A good part of LIC's collections have been in the form of single premiums, of which ideally only one-tenth should be accounted for each year.
However, Seshadri Sen, who tracks the financial sector at Macquarie Securities, feels that even after adjusting for this, the numbers are good. What has done the trick for LIC is the focus on Unit Linked Insurance Plans or ULIPs -- schemes where the money is invested in equities or bonds.
Of the total premium earned of Rs 35,219 crore (Rs 352.19 billion) between April and November 2006, approximately 46 per cent is accounted for by ULIPs, Two products in particular -- Market Plus (a pension scheme) and Money Plus (a plain vanilla ULIP) -- have done extremely well.
When LIC introduced ULIPs way back in 2000-01, it was almost uncomfortable selling them.
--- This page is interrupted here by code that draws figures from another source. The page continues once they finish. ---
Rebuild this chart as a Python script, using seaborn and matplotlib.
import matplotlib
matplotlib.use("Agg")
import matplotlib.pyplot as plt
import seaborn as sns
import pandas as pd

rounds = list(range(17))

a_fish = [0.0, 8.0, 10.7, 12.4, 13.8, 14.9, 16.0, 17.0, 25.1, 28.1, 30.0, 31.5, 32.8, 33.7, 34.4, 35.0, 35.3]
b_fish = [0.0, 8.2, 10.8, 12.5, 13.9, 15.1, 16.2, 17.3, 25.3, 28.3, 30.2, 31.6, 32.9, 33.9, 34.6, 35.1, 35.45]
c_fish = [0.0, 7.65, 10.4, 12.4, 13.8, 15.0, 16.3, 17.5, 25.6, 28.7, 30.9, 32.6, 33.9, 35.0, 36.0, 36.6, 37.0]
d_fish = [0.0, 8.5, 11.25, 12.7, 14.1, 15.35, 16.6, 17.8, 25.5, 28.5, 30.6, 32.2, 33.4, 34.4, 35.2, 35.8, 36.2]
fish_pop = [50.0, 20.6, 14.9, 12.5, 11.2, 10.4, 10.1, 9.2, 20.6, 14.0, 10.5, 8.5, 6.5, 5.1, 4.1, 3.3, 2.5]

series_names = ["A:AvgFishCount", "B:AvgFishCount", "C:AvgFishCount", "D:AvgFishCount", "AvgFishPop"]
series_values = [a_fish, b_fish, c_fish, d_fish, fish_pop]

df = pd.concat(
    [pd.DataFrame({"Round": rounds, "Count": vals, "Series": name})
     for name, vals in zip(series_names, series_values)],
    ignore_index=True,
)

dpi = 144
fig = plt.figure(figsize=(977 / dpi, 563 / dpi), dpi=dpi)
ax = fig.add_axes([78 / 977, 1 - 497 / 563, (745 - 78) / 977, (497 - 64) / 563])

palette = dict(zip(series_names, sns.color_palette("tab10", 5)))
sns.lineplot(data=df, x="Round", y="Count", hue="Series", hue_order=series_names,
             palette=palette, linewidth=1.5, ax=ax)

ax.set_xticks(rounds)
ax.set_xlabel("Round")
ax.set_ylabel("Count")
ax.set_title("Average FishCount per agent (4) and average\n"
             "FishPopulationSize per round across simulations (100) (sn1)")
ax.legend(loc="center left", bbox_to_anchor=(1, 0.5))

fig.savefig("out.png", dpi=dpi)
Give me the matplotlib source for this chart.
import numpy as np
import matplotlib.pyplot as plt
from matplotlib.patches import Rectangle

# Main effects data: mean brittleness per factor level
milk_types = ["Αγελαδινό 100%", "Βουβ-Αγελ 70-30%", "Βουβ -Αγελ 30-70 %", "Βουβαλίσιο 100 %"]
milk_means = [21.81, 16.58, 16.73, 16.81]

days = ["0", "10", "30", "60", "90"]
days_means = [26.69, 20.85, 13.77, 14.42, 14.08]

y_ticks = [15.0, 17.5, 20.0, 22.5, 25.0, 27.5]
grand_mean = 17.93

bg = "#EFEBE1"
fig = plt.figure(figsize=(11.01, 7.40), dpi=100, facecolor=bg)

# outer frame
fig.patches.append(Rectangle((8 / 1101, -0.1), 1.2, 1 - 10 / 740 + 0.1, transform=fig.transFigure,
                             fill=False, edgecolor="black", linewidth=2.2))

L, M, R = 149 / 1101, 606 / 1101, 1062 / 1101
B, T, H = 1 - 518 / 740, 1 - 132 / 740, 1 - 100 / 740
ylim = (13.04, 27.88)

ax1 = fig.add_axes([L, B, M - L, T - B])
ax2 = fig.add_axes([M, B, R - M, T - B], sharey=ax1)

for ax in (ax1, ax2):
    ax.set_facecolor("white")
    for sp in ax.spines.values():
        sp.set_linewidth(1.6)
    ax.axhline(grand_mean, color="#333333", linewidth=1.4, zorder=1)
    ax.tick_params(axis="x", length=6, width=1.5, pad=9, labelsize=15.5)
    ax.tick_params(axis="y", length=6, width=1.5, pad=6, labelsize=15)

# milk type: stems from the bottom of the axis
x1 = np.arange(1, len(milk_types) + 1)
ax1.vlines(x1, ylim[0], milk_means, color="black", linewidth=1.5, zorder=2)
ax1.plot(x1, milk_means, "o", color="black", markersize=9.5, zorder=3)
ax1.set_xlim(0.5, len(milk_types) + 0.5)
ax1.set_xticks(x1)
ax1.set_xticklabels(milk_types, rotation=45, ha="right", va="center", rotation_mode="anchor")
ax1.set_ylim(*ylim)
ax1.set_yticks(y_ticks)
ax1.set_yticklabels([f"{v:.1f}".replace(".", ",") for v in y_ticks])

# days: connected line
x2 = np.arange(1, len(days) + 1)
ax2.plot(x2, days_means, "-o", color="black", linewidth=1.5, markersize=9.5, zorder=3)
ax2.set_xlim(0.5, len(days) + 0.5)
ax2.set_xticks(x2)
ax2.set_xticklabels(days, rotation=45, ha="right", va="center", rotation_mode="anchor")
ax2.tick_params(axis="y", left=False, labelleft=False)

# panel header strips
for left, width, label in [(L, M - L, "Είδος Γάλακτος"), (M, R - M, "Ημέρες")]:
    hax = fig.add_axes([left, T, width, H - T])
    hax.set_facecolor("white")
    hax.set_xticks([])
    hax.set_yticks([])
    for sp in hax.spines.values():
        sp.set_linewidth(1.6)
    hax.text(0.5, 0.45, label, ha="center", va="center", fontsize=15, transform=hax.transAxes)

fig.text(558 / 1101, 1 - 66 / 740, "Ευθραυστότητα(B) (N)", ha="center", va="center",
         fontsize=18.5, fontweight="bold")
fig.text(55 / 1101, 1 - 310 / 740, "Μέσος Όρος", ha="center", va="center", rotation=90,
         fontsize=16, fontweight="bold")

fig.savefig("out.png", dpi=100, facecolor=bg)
But with rivals focussing on ULIPs, it didn't have much of a choice.
Observes Mathew, "Our focus has always been more on traditional or conventional endowment policies, but customers wanted ULIPs."
In fact even today, LIC doesn't seem to be too keen on selling them. Explains Mathew, "We believe that for the long-term viability of the organisation, non-single recurring premium products are better. And a lot of ULIPs tend to be single premium products."
While selling ULIPs is not too difficult at a time when the markets are on a roll, the difficult part will be to deliver returns. Says the investment head of a peer company, "Their fund management skills will be put to test now." Also on this kind of a base, total premium collected in April-November stood at Rs 35,219 crore.
With more ULIP policies being sold, the ticket size per policy too has increased: between April and November, it averaged Rs 11,200 -- up from Rs 6,100 in the comparable period of the previous year.
Not that this means LIC is selling fewer policies: it has sold 17.5 million policies in the first nine months of this fiscal compared with 31.5 million in FY06. Of this, one product alone -- New Bima Gold -- an endowment policy -- found 0.3 million takers.
Given that 50 per cent of the company's policies are sold in the last quarter when people rush to pick up tax-saving products, it should end FY07 with close to 37.5 million policies.
The corporation's biggest strength is its distribution channel -- it has a network of 10.52 lakh (Rs 1.052 million) agents This channel accounts for 95 per cent of LIC's collections, the remainder coming from bancassurance for which it has tie-ups with 26 banks.
Mathew claims LIC's commissions to agents compare with the best in the market. Moreover, they are now given extensive training and even sent overseas to learn about new practices.
However, Macquarie's Sen believes that with the private sector slowly closing the distribution gap, it will become increasingly difficult for the public sector insurer.
LIC plans to grow its agent network by about ten per cent a year; it will also increasingly reach out to customers in semi-urban and rural areas, rather than in the metros. And adspends will double this year to Rs 200 crore (Rs 2 billion) from Rs 100 crore (Rs 1 billion) a couple of years back. With this kind of aggression, it's hard to see the corporation losing steam.